In GNU libstdc++ at least, the lowest-address chunk hold bits 0..63, and so on. (So it's little-endian across chunks, and x86 is little-endian for the bytes within chunks.) And bitset[0]
is the low byte of the low word, i.e. load and and eax, 1
. It's possible that implementations might make different choices, like storing the bitset[0]
at the bottom of the highest-address chunk, big-endian style. That wouldn't line up with how x86 bt
/ bts
bitstring instructions index memory, but they're slow anyway so the main reason for not doing so is that it would be more work to turn a runtime-variable index into an address and bitmask or shift count.
If you want to try to non-portably take advantage of this, use _mm_loadu_si128
on the std::bitset
object itself, not on a bit-iterator that &bitset[0]
returns.
#include <bitset>
#include <immintrin.h>
// being a struct or class member isn't necessary, just a handy place to put an alignas()
// for example purposes.
struct foo {
alignas(32) std::bitset<384> bs; // 32-byte aligned, 48 bytes total.
// alignas(16) would be sufficient for what I'm doing with SSE2
int x, y; // with or without these, the struct size is a multiple of the alignment, thus 64B.
};
// beware that allocating this with new might not respect alignment before C++17
void bar(foo *pfoo)
{
char *bsp = (char*) &(pfoo->bs); // pointer to (the first byte of) the bitset
// as a char* so pointer math works in bytes.
// unfortunately load/store intrinsics require casting back to __m128i*
// until AVX-512 when Intel realized void* would be better.
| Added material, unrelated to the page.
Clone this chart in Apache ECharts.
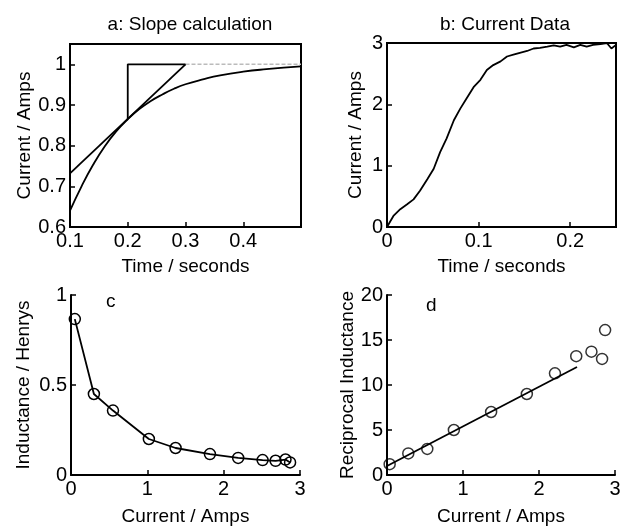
<!DOCTYPE html>
<html>
<head>
<meta charset="utf-8">
<script src="https://cdn.jsdelivr.net/npm/echarts@6.0.0/dist/echarts.min.js"></script>
<style>
  html, body { margin: 0; padding: 0; background: #fff; }
  #chart { width: 632px; height: 527px; }
</style>
</head>
<body>
<div id="chart"></div>
<script type="text/javascript">

// a: slope calculation
const slopeTime    = [0.10, 0.12, 0.14, 0.16, 0.18, 0.20, 0.22, 0.24, 0.26, 0.28, 0.30, 0.33, 0.36, 0.40, 0.44, 0.50];
const slopeCurrent = [0.640, 0.700, 0.753, 0.798, 0.835, 0.865, 0.890, 0.910, 0.926, 0.940, 0.951, 0.963, 0.973, 0.982, 0.988, 0.995];
const tangentTime    = [0.10, 0.30];
const tangentCurrent = [0.732, 1.0];
const triangleTime    = [0.20, 0.20, 0.30];
const triangleCurrent = [0.865, 1.0, 1.0];
const finalTime    = [0.30, 0.50];
const finalCurrent = [1.0, 1.0];

// b: current data
const dataTime = [0, 0.002, 0.007, 0.0145, 0.022, 0.029, 0.036, 0.044, 0.051, 0.058, 0.065, 0.073, 0.080, 0.087,
  0.095, 0.102, 0.109, 0.116, 0.124, 0.131, 0.138, 0.145, 0.153, 0.160, 0.167, 0.175, 0.182, 0.189, 0.196,
  0.204, 0.211, 0.218, 0.225, 0.233, 0.240, 0.245, 0.250];
const dataCurrent = [0, 0.02, 0.18, 0.29, 0.37, 0.45, 0.59, 0.78, 0.95, 1.22, 1.44, 1.74, 1.93, 2.10,
  2.29, 2.40, 2.56, 2.64, 2.70, 2.78, 2.81, 2.84, 2.87, 2.91, 2.92, 2.94, 2.96, 2.94, 2.97,
  2.93, 2.97, 2.94, 2.97, 2.98, 3.00, 2.91, 2.97];

// c: inductance, d: reciprocal inductance
const indCurrent = [0.05, 0.30, 0.55, 1.02, 1.37, 1.82, 2.19, 2.51, 2.68, 2.81, 2.87];
const inductance = [0.866, 0.45, 0.358, 0.20, 0.15, 0.116, 0.095, 0.083, 0.079, 0.086, 0.070];
const recCurrent = [0.035, 0.28, 0.53, 0.88, 1.37, 1.84, 2.21, 2.49, 2.69, 2.83, 2.87];
const recInductance = [1.2, 2.4, 2.9, 5.0, 7.0, 9.0, 11.3, 13.2, 13.7, 12.9, 16.1];
const fitCurrent = [0, 2.5];
const fitRecInductance = [1.0, 12.0];

const FONT = 'Liberation Sans';
const zip = (xs, ys) => xs.map((x, i) => [x, ys[i]]);

const textStyle = { color: '#000', fontFamily: FONT, fontSize: 19 };

function axis(grid, min, max, interval, name, gap, hideMax) {
  return {
    gridIndex: grid, type: 'value', min: min, max: max, interval: interval,
    name: name, nameLocation: 'middle', nameGap: gap, nameTextStyle: textStyle,
    splitLine: { show: false },
    axisLine: { lineStyle: { color: '#000', width: 2 } },
    axisTick: { inside: true, length: 5, lineStyle: { color: '#000', width: 1.5 } },
    axisLabel: { color: '#000', fontFamily: FONT, fontSize: 20, margin: 4, showMaxLabel: !hideMax }
  };
}
function line(xi, data, extra) {
  return Object.assign({
    type: 'line', xAxisIndex: xi, yAxisIndex: xi, data: data,
    showSymbol: false, symbol: 'none', animation: false,
    lineStyle: { color: '#000', width: 1.8 }
  }, extra || {});
}

const chart = echarts.init(document.getElementById('chart'));
const option = {
  animation: false,
  backgroundColor: '#fff',
  title: [
    { text: 'a: Slope calculation', left: 185, top: 10, textAlign: 'center', textStyle: Object.assign({ fontWeight: 'normal' }, textStyle) },
    { text: 'b: Current Data', left: 500, top: 10, textAlign: 'center', textStyle: Object.assign({ fontWeight: 'normal' }, textStyle) },
    { text: 'c', left: 101, top: 287, textStyle: Object.assign({ fontWeight: 'normal' }, textStyle) },
    { text: 'd', left: 421, top: 291, textStyle: Object.assign({ fontWeight: 'normal' }, textStyle) }
  ],
  grid: [
    { left: 70, top: 44, width: 231, height: 183, show: true, borderColor: '#000', borderWidth: 2 },
    { left: 387, top: 43, width: 229, height: 184, show: true, borderColor: '#000', borderWidth: 2 },
    { left: 71, top: 295, width: 229, height: 182 },
    { left: 387, top: 295, width: 228, height: 181 }
  ],
  xAxis: [
    axis(0, 0.1, 0.5, 0.1, 'Time / seconds', 30, true),
    axis(1, 0, 0.25, 0.1, 'Time / seconds', 30, true),
    axis(2, 0, 3, 1, 'Current / Amps', 32, false),
    axis(3, 0, 3, 1, 'Current / Amps', 32, false)
  ],
  yAxis: [
    axis(0, 0.6, 1.05, 0.1, 'Current / Amps', 36, true),
    axis(1, 0, 3, 1, 'Current / Amps', 22, false),
    axis(2, 0, 1, 0.5, 'Inductance / Henrys', 38, false),
    axis(3, 0, 20, 5, 'Reciprocal Inductance', 30, false)
  ],
  series: [
    line(0, zip(finalTime, finalCurrent), { lineStyle: { color: '#bbb', width: 1.5, type: [4, 2] } }),
    line(0, zip(slopeTime, slopeCurrent), { smooth: true }),
    line(0, zip(tangentTime, tangentCurrent)),
    line(0, zip(triangleTime, triangleCurrent)),
    line(1, zip(dataTime, dataCurrent)),
    line(2, zip(indCurrent, inductance), {
      showSymbol: true, symbol: 'circle', symbolSize: 11,
      itemStyle: { color: 'transparent', borderColor: '#000', borderWidth: 1.5 }
    }),
    line(3, zip(fitCurrent, fitRecInductance)),
    {
      type: 'scatter', xAxisIndex: 3, yAxisIndex: 3, data: zip(recCurrent, recInductance),
      symbol: 'circle', symbolSize: 11, animation: false,
      itemStyle: { color: 'transparent', borderColor: '#000', borderWidth: 1.5 }
    }
  ]
};
chart.setOption(option);
</script>
</body>
</html>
__m128i v0 = _mm_load_si128( (__m128i*)bsp ); // aligned load of bits 0..127
__m128i v1 = _mm_loadu_si128( vb+3 ); // unaligned load of bits 24..152
v0 = _mm_and_si128(v0, v1);
_mm_store_si128(vb+16, v0); // aligned store at another alignment boundary
}
This compiles (with GCC11.2 on Godbolt) to the following asm:
bar(foo*):
movdqu xmm0, XMMWORD PTR [rdi+3] # unaligned load has to use movdqu
pand xmm0, XMMWORD PTR [rdi] # aligned load can fold into a memory operand even without AVX
movaps XMMWORD PTR [rdi+16], xmm0 # aligned store. (movaps is shorter than movdqa)
ret
With AVX, the compiler could have chosen to do a vmovdqa
load for v0
and use an unaligned memory source operand for vpand xmm0, xmm0, [rdi+3]
, but I compiled without -march=haswell
to demo the SSE advantage of being able to use aligned load intrinsics. (See also Why doesn't gcc resolve _mm256_loadu_pd as single vmovupd? re: tuning options in older GCC.)
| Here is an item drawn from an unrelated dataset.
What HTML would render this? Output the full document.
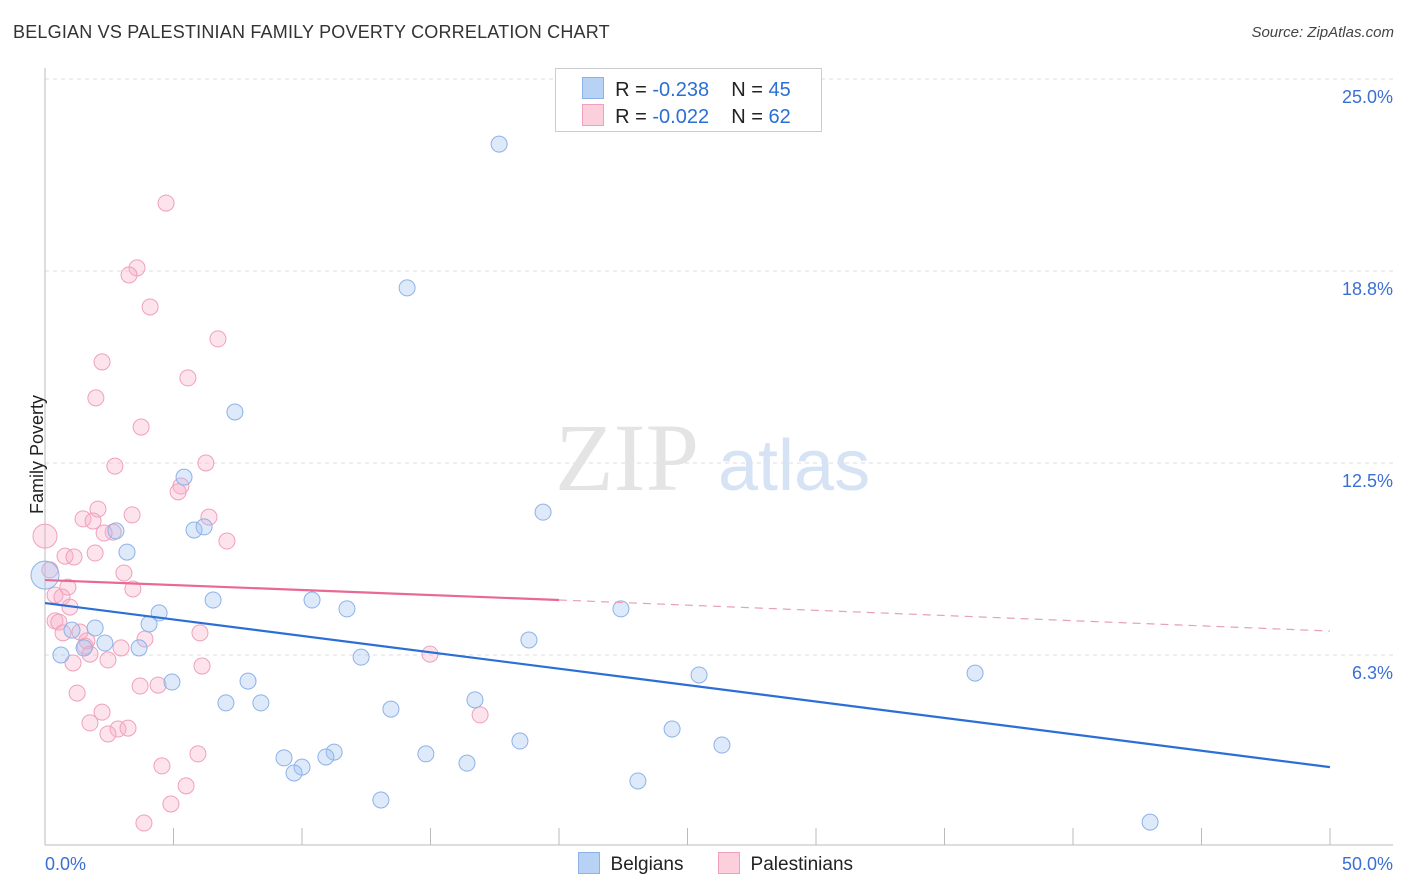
<!DOCTYPE html>
<html><head><meta charset="utf-8">
<style>
body{margin:0;background:#fff;font-family:"Liberation Sans",sans-serif;}
#wrap{position:relative;width:1406px;height:892px;overflow:hidden;}
.t{position:absolute;white-space:nowrap;}
</style></head>
<body>
<div id="wrap">
<div class="t" style="left:13px;top:22px;font-size:18px;color:#333;letter-spacing:0.2px">BELGIAN VS PALESTINIAN FAMILY POVERTY CORRELATION CHART</div>
<div class="t" style="right:12px;top:24px;font-size:15px;color:#444;font-style:italic">Source: ZipAtlas.com</div>
<svg id="svg" width="1406" height="892" style="position:absolute;left:0;top:0"></svg>
</div>
<script>
const xTicks=[0,50];
const yTicks=[6.25,12.5,18.75,25];
const yTickLabels=["6.3%","12.5%","18.8%","25.0%"];
const belX=[17.67,14.09,7.39,5.41,19.38,2.76,5.80,6.19,3.19,6.54,10.39,4.44,11.75,22.41,4.05,1.95,1.05,2.33,18.83,3.66,1.52,0.62,12.30,25.45,36.19,4.94,7.90,7.04,8.40,16.73,13.46,18.48,24.40,26.34,11.25,9.30,10.93,14.82,16.42,10.00,9.69,23.07,13.07,43.0];
const belY=[22.88,18.20,14.16,12.04,10.90,10.29,10.32,10.42,9.60,8.04,8.04,7.62,7.75,7.75,7.26,7.13,7.06,6.64,6.74,6.48,6.48,6.25,6.18,5.60,5.66,5.37,5.40,4.69,4.69,4.79,4.49,3.45,3.84,3.32,3.09,2.90,2.93,3.03,2.73,2.60,2.41,2.15,1.53,0.81];
const palX=[4.71,3.58,3.27,4.09,6.73,2.22,5.56,1.98,3.74,6.26,2.72,5.29,5.18,2.06,3.39,1.48,1.87,6.38,2.65,7.08,0.78,1.13,1.95,3.07,0.89,3.42,0.39,0.66,0.97,0.39,0.54,0.70,1.36,1.63,1.56,3.89,2.96,1.75,6.03,14.98,2.45,1.09,6.11,3.70,4.40,1.25,2.22,1.75,2.84,3.23,2.45,5.95,4.55,5.49,4.90,3.85,16.93,0.19,2.30];
const palY=[20.96,18.85,18.62,17.58,16.54,15.79,15.27,14.62,13.67,12.50,12.40,11.75,11.56,11.00,10.81,10.68,10.61,10.74,10.25,9.96,9.47,9.44,9.57,8.92,8.46,8.40,8.20,8.14,7.81,7.36,7.32,6.97,7.00,6.71,6.54,6.77,6.48,6.28,6.97,6.28,6.09,5.99,5.89,5.24,5.27,5.01,4.39,4.04,3.84,3.87,3.68,3.03,2.64,1.99,1.40,0.78,4.30,9.02,10.22];
const belTrend=[7.94,2.60];
const palTrend=[8.69,8.04,7.03];
const X=v=>45+v*25.7, Y=v=>847-v*30.72;
const S=document.getElementById('svg'),NS='http://www.w3.org/2000/svg';
function mk(tag,a,p){const e=document.createElementNS(NS,tag);for(const k in a)e.setAttribute(k,a[k]);(p||S).appendChild(e);return e;}
// grid
yTicks.forEach((v,i)=>{
 const g=mk('line',{x1:45,x2:1393,y1:Y(v),y2:Y(v),stroke:'#ddd','stroke-dasharray':'4,4'});
 
 
 const t=mk('text',{x:1393,y:Y(v)+24,'text-anchor':'end','font-size':18,fill:'#3b6fd4','font-family':'Liberation Sans'});
 t.textContent=yTickLabels[i];
 
 
});
// axes
const ax=mk('line',{x1:45,x2:1393,y1:845,y2:845,stroke:'#bbb'});


const ay=mk('line',{x1:45,x2:45,y1:68,y2:845,stroke:'#bbb'});


for(let i=1;i<=10;i++){const tk=mk('line',{x1:X(i*5),x2:X(i*5),y1:828,y2:845,stroke:'#bbb'});
 
 }
xTicks.forEach((v,i)=>{const t=mk('text',{x:i==0?X(v):X(v)+63,y:870,'text-anchor':i==0?'start':'end','font-size':18,fill:'#3b6fd4','font-family':'Liberation Sans'});
 t.textContent=v.toFixed(1)+'%';
 
 });
// watermark
const w=mk('text',{x:555,y:490,'font-size':96,fill:'#e4e4e4','font-family':'Liberation Serif'});w.textContent='ZIP';

const w2=mk('text',{x:718,y:490,'font-size':72,fill:'#d6e3f5','font-family':'Liberation Sans'});w2.textContent='atlas';

// points
palX.forEach((x,i)=>{const c=mk('circle',{cx:X(x),cy:Y(palY[i]),r:8,fill:'rgba(248,176,200,0.35)',stroke:'#f0a0bc','stroke-width':1});
 });
belX.forEach((x,i)=>{const c=mk('circle',{cx:X(x),cy:Y(belY[i]),r:8,fill:'rgba(160,195,240,0.35)',stroke:'#8cb2e8','stroke-width':1});
 });
let b1=mk('circle',{cx:X(0),cy:Y(8.85),r:14,fill:'rgba(160,195,240,0.35)',stroke:'#8cb2e8'});

let p1=mk('circle',{cx:X(0),cy:Y(10.12),r:12,fill:'rgba(248,176,200,0.35)',stroke:'#f0a0bc'});

// trends
const bl=mk('line',{x1:X(0),y1:Y(belTrend[0]),x2:X(50),y2:Y(belTrend[1]),stroke:'#2b6fd6','stroke-width':2.2});

const pl=mk('line',{x1:X(0),y1:Y(palTrend[0]),x2:X(20),y2:Y(palTrend[1]),stroke:'#e86a94','stroke-width':2.2});

const pd=mk('line',{x1:X(20),y1:Y(palTrend[1]),x2:X(50),y2:Y(palTrend[2]),stroke:'#e8a0b8','stroke-width':1.2,'stroke-dasharray':'8,6'});

</script>
<div class="t" style="left:555px;top:68px;width:265px;height:62px;border:1px solid #ccc;background:#fff;font-size:20px;color:#222">
 <div style="position:absolute;left:26px;top:8px"><span style="display:inline-block;width:20px;height:20px;background:#b8d2f5;border:1px solid #8cb2e8;vertical-align:-3px"></span>&nbsp; R = <span style="color:#2b6fd6">-0.238</span>&nbsp;&nbsp;&nbsp; N = <span style="color:#2b6fd6">45</span></div>
 <div style="position:absolute;left:26px;top:35px"><span style="display:inline-block;width:20px;height:20px;background:#fbcfdc;border:1px solid #f0a0bc;vertical-align:-3px"></span>&nbsp; R = <span style="color:#2b6fd6">-0.022</span>&nbsp;&nbsp;&nbsp; N = <span style="color:#2b6fd6">62</span></div>
</div>
<div class="t" style="left:-22px;top:444px;transform:rotate(-90deg);font-size:18px;color:#222">Family Poverty</div>
<div class="t" style="left:578px;top:852px;font-size:19px;color:#222"><span style="display:inline-block;width:20px;height:20px;background:#b8d2f5;border:1px solid #8cb2e8;vertical-align:-4px"></span>&nbsp; Belgians</div>
<div class="t" style="left:718px;top:852px;font-size:19px;color:#222"><span style="display:inline-block;width:20px;height:20px;background:#fbcfdc;border:1px solid #f0a0bc;vertical-align:-4px"></span>&nbsp; Palestinians</div>
</body></html>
You can even alignas(32) std::bitset<256> bs
to align that instance of the bitset by 32 bytes, allowing use of aligned load/store like _mm256_load_si256
instead of loadu
. There could still be other object in part of the last 32 bytes, if your bitset isn't a multiple of 256 bits, so don't assume it's just alignment padding you can step on. It wouldn't be thread-safe to do a non-atomic load/store of those bytes (e.g. if you're modifying the bits that are part of the bitset, and storing back the later bytes unchanged.)
Beware that allocating objects with more alignment than alignof(max_align_t)
(typically 16 in x86-64 implementations) is only well-supported with new
in C++17. Before that, alignas()
only Just Worked for static and automatic storage.
Reminder: nothing guarantees this is portable
But it will probably work, on a C++ implementation that isn't a DeathStation 9000.
If you can't / don't want to hand-roll your own bitmap, or don't want to use Alex's suggestion of itsy_bitsy which has a documented way to get at the data, then this hack might be worth it if you can't get your compiler to make efficient asm in a more portable way.
As long as your C++ library implements bitset with something like class bitset { private: _chunk_t _data[size]; }
or something like that, there's nothing undefined about messing with the object-representation via intrinsics. (GNU libstdc++ uses _WordT _M_w[_Nw];
)
Intrinsics are defined to safely alias any other data, just like char*
. GCC/clang implement this by defining them as may_alias
types. See Is `reinterpret_cast`ing between hardware SIMD vector pointer and the corresponding type an undefined behavior?
(This does bypass the normal public / private restrictions, though.)
If this somehow breaks with some future compiler version, that's your problem. I think it's unlikely that something would change normal std::bitset
implementations to not have their object representation just be the array of bits, though.
You can look at the asm for something like return pfoo->bs.to_ulong()
and see what it loads to check for set high bits (unfortunately not vectorizing the test), before loading the low chunk. That confirms the bits are where we expected. (See the Godbolt link).
If you do this, write a unit test that uses _mm_set_epi32(1,0,0,0)
or something and store that to the bitset, then make sure the one set bit is where you expect it to be, at bs[96]
. That way you'll detect if the implementation changes the layout of std::bitset<>
.
You could also use a static_assert
on the size. For a size like 256 bits, sizeof()
will be a constant 32 even across implementations that use char bits[32]
or uint64_t bigchunks[4]
. sizeof(std::bitset<129>)
could vary, though. But static_assert
won't catch differences in the order of the words or bits within a word.
If you can use C++20, then the unit test for bit order can also be put in static_assert
, as bitset
methods are constexpr
, and there's std::bit_cast
that can be used in compile time. Though in this case the unit test wouldn't be able to use SSE intrinsics, and will have to use plain C++ operations. You could use char*
operations to manipulate the object-representation of a std::bitset
the same way you would with intrinsics, though. Or even better, use std::bit_cast<>
which, shouldn't compile for types with a vtable or something, at least in a constexpr context. For example, Alex suggested https://godbolt.org/z/1advToGf5 in comments.
The very fact that std::bitset
operations will be constexpr
in C++20 probably rules out some insane implementation choices entirely.